Furthermore, the hospital has to employ a “physician advisor” who can then review the chart and confirm that the patient actually meets the requirements for inpatient status. The physician advisor must then document his/her opinion about whether the patient really needed to be an inpatient or not and also document their reasoning why so that the hospital has documentation to submit to Medicare auditors in the event that the patient’s admission is denied by Medicare. Many smaller hospitals cannot afford to have a group of their own physicians who are trained in the nuances of inpatient versus observation status and be on-hand for 24 hour decision-making so they will contract with an external physician advisor company such as EHR (Executive Health Resources) who they will pay to have physicians who can review the patient’s chart and offer a determination about whether or not the patient should be inpatient or observation status.

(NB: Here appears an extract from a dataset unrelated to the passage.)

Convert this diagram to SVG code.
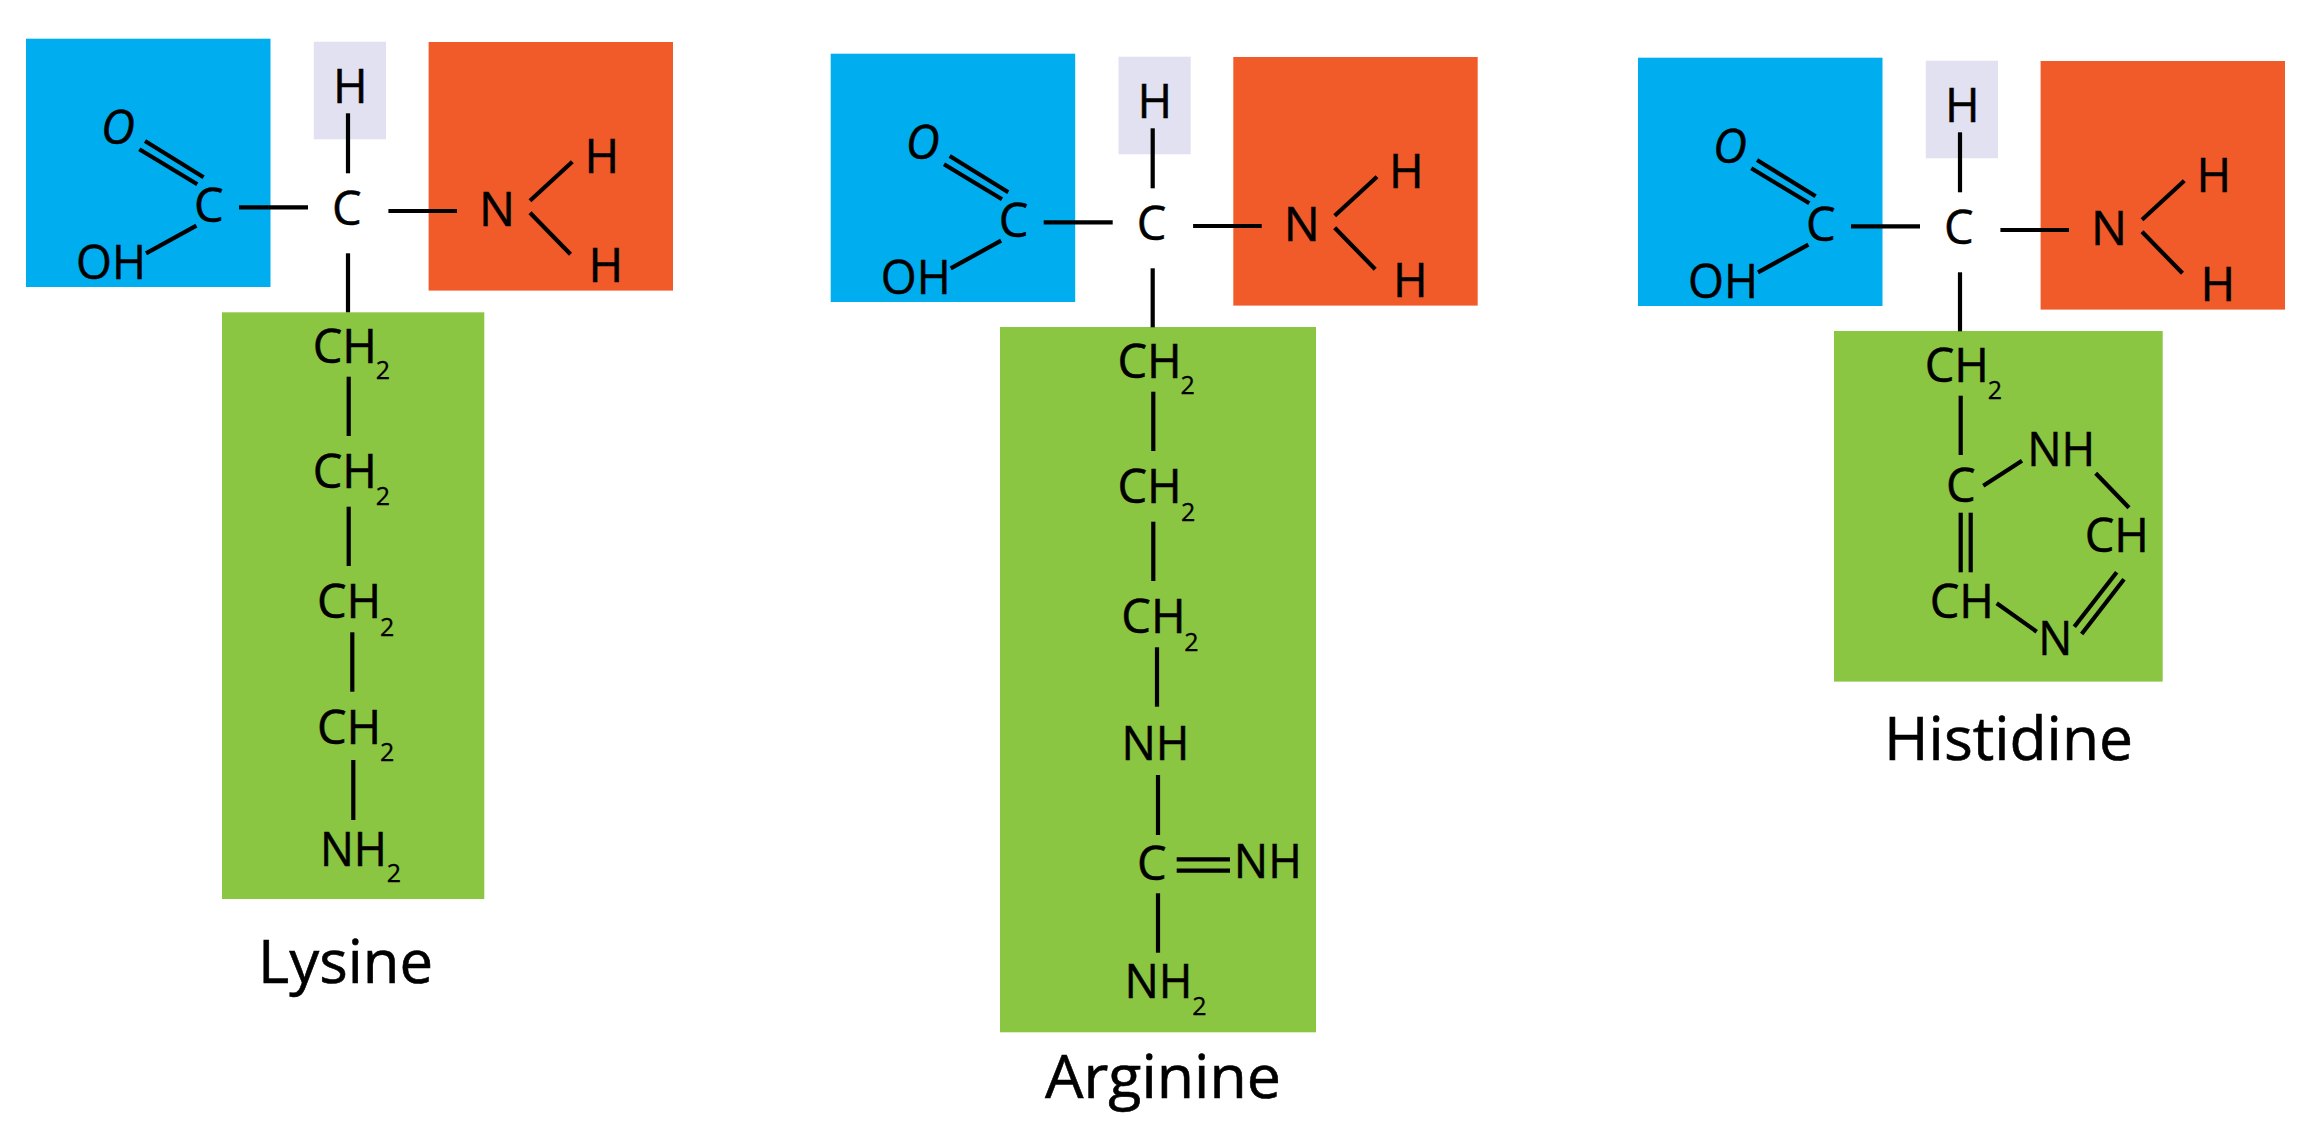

In the final analysis, Medicare and insurance companies pay less for observation status, the hospital has to add an expensive layer of administrative costs, and the patient is personally responsible for more of the costs. The net effect is more total societal costs to deliver health care but lower costs directly paid by Medicare.
So, does observation status reduce healthcare costs? The sad answer is no. It actually adds administrative costs and transfers those costs back to the patient or to the hospital.